Unless you disconnect some wires or introduce spanning tree protocol to do it for you, this network will not function.
Notice the red lines on the original diagram: I'm guessing these are the spanning tree disconnections.
Let's assume you introduce Spanning Tree Protocol on all the switches and the network has disconnected SW20 port 3 and SW50 port 3.
Network now has no loops
Until something changes -- cable unplugged, system failure of some kind, something switched off -- the network now looks like this, with SW20:3 and SW50:3 both disabled by STP:
A +-----------------------+ B
| | | |
_with all the assumptions in place, we can answer your question.
Assuming all ARP caches and MAC-port mapping tables are empty.
Remember ARP requests are broadcast, ARP replies are unicast.
- Command initiated on A to send a ping packet to C's IP address.
- A's ARP cache has no entry for C, so will ARP for it
- A sends ARP request
- ARP request arrives at SW20:1 (SW20 remembers A's ether address is on :1)
- SW20 sees broadcast, floods out of :2
- ARP request arrives at SW10:2 (SW10 remembers A's ether address is on :2)
- SW10 sees broadcast, floods out of :1 and :3
- ARP request arrives at B, B learns A's ether address
- ARP request for other host ignored by B
- ARP request arrives at SW30:3 (SW30 remembers A's ether address is on :3)
- SW30 sees broadcast, floods out of :1 and :4
- ARP request arrives at SW50:2 and SW40:2 (SW50 remembers A on :2, SW40 remembers A on :2)
- SW50 sees broadcast but has no other up ports to flood out of
- SW40 sees broadcast, floods out of :3
- ARP request arrives at C. C learns A's ether address.
- C recognises self and sends ARP reply to A's ether address
- ARP reply arrives at SW40:3. (SW40 remembers C's ether address is on :3)

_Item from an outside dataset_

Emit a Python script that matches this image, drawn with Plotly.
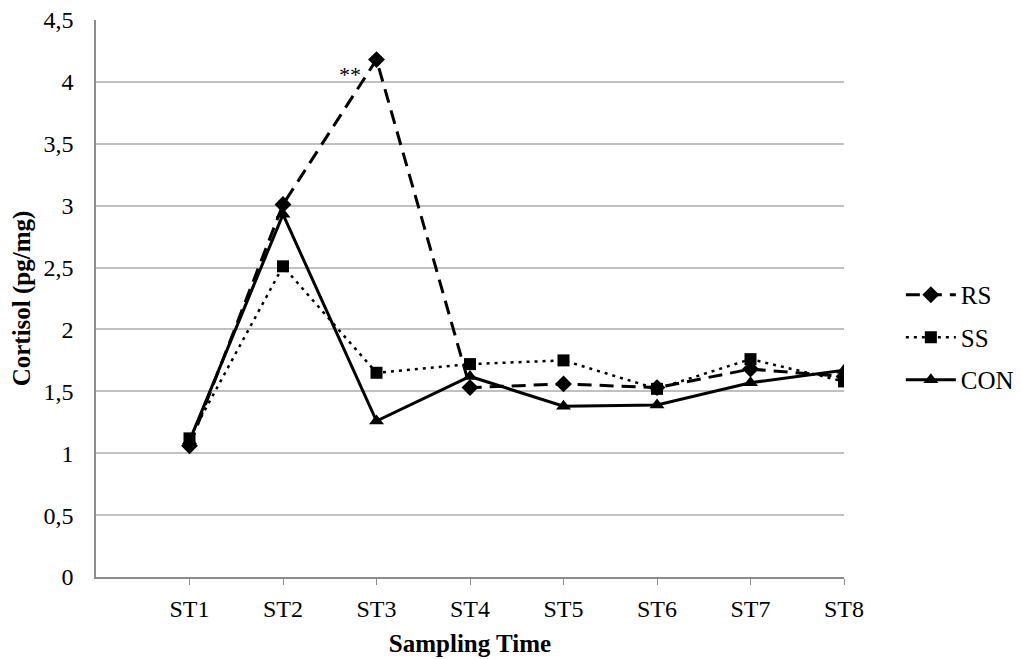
import plotly.graph_objects as go

categories = ["ST1", "ST2", "ST3", "ST4", "ST5", "ST6", "ST7", "ST8"]
rs = [1.06, 3.01, 4.18, 1.53, 1.56, 1.53, 1.68, 1.62]
ss = [1.12, 2.51, 1.65, 1.72, 1.75, 1.52, 1.76, 1.58]
con = [1.10, 2.93, 1.26, 1.62, 1.38, 1.39, 1.57, 1.67]
y_ticks = [0, 0.5, 1, 1.5, 2, 2.5, 3, 3.5, 4, 4.5]
y_labels = ["0", "0,5", "1", "1,5", "2", "2,5", "3", "3,5", "4", "4,5"]

xpos = list(range(1, len(categories) + 1))
font = "Liberation Serif, Times New Roman, serif"

fig = go.Figure()
fig.add_trace(go.Scatter(x=xpos, y=rs, name="RS", mode="lines+markers", legendgroup="a",
                         line=dict(color="black", width=3, dash="14px,8px"),
                         marker=dict(symbol="diamond", size=13, color="black")))
fig.add_trace(go.Scatter(x=xpos, y=ss, name="SS", mode="lines+markers", legendgroup="b",
                         line=dict(color="black", width=2.5, dash="3px,5px"),
                         marker=dict(symbol="square", size=12, color="black")))
fig.add_trace(go.Scatter(x=xpos, y=con, name="CON", mode="lines+markers", legendgroup="c",
                         line=dict(color="black", width=3),
                         marker=dict(symbol="triangle-up", size=13, color="black")))

fig.add_annotation(x=xpos[2], y=rs[2], text="**", showarrow=False,
                   xanchor="right", yanchor="top", xshift=-14, yshift=0,
                   font=dict(family=font, size=22, color="black"))

fig.update_layout(
    width=1022, height=659,
    margin=dict(l=96, r=178, t=20, b=82, autoexpand=False),
    paper_bgcolor="white", plot_bgcolor="white",
    font=dict(family=font, size=24, color="black"),
    showlegend=True,
    legend=dict(x=1.076, y=0.43, xanchor="left", yanchor="middle",
                font=dict(family=font, size=25, color="black"),
                itemwidth=50, tracegroupgap=7, bgcolor="rgba(0,0,0,0)"),
    xaxis=dict(range=[0, 8], tickvals=xpos, ticktext=categories,
               showgrid=False, zeroline=False, showline=True, automargin=False,
               linecolor="#8c8c8c", linewidth=1.5, ticks="outside",
               ticklen=6, tickcolor="#8c8c8c", ticklabelstandoff=3,
               tickfont=dict(family=font, size=24),
               title=dict(text="<b>Sampling Time</b>", standoff=14,
                          font=dict(family=font, size=25))),
    yaxis=dict(range=[0, 4.5], tickvals=y_ticks, ticktext=y_labels,
               showgrid=True, gridcolor="#c0c0c0", gridwidth=1.5,
               zeroline=False, showline=True, linecolor="#8c8c8c", automargin=False,
               linewidth=1.5, ticks="", ticklen=0, ticklabelstandoff=16,
               tickfont=dict(family=font, size=24),
               title=dict(text="<b>Cortisol (pg/mg)</b>", standoff=6,
                          font=dict(family=font, size=25))),
)

fig.write_html("out.html")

- SW40 knows A is on :2, sends frame that way
- ARP reply arrives at SW30:4 (SW30 remembers C's ether address is on :4)
- SW30 knows A is on :3, sends frame that way
- ARP reply arrives at SW10:1 (SW10 remembers C's ether address is on :1)
- SW10 knows A is on :2, sends frame that way
- ARP reply arrives at SW20:2 (SW20 remembers C's ether address is on :2)
- SW20 knows A is on :1, sends frame that way
- ARP reply arrives at A, A learns C's ether address
- A now creates ICMP ECHO REQUEST IP packet, wraps in ether frame with destination ether address of C
- A sends ICMP request
- ICMP request arrives at SW20:1
- SW20 knows C is on 2, sends frame that way
- ICMP request arrives at SW10:2
- SW10 knows C is on 1, sends frame that way
- ICMP request arrives at SW30:3
- SW30 knows C is on 4, sends frame that way
- ICMP request arrives at SW40:2
- SW40 knows C is on 3, sends frame that way
- ICMP request arrives at C
- C formulates ICMP ECHO REPLY, with ether dest of A, known from ARP cache
At this point every switch except SW50 knows which of their interfaces to find both A and C. (Switch 50 only knows about A as it didn't see C's reply.)
The ICMP ECHO REPLY goes directly C->SW40->SW30->SW10->SW20->A.
With unicast messages
If, A knew C's ether address, but none of the switches did (such as if they have just been power cycled), A will skip the ARP request, which is a broadcast. The first thing it would do is send the ICMP ECHO REQUEST, unicast. The actual frame forwarding would be the same as the switches would flood the echo request out of every port, just a like a broadcast, as it doesn't know where it is.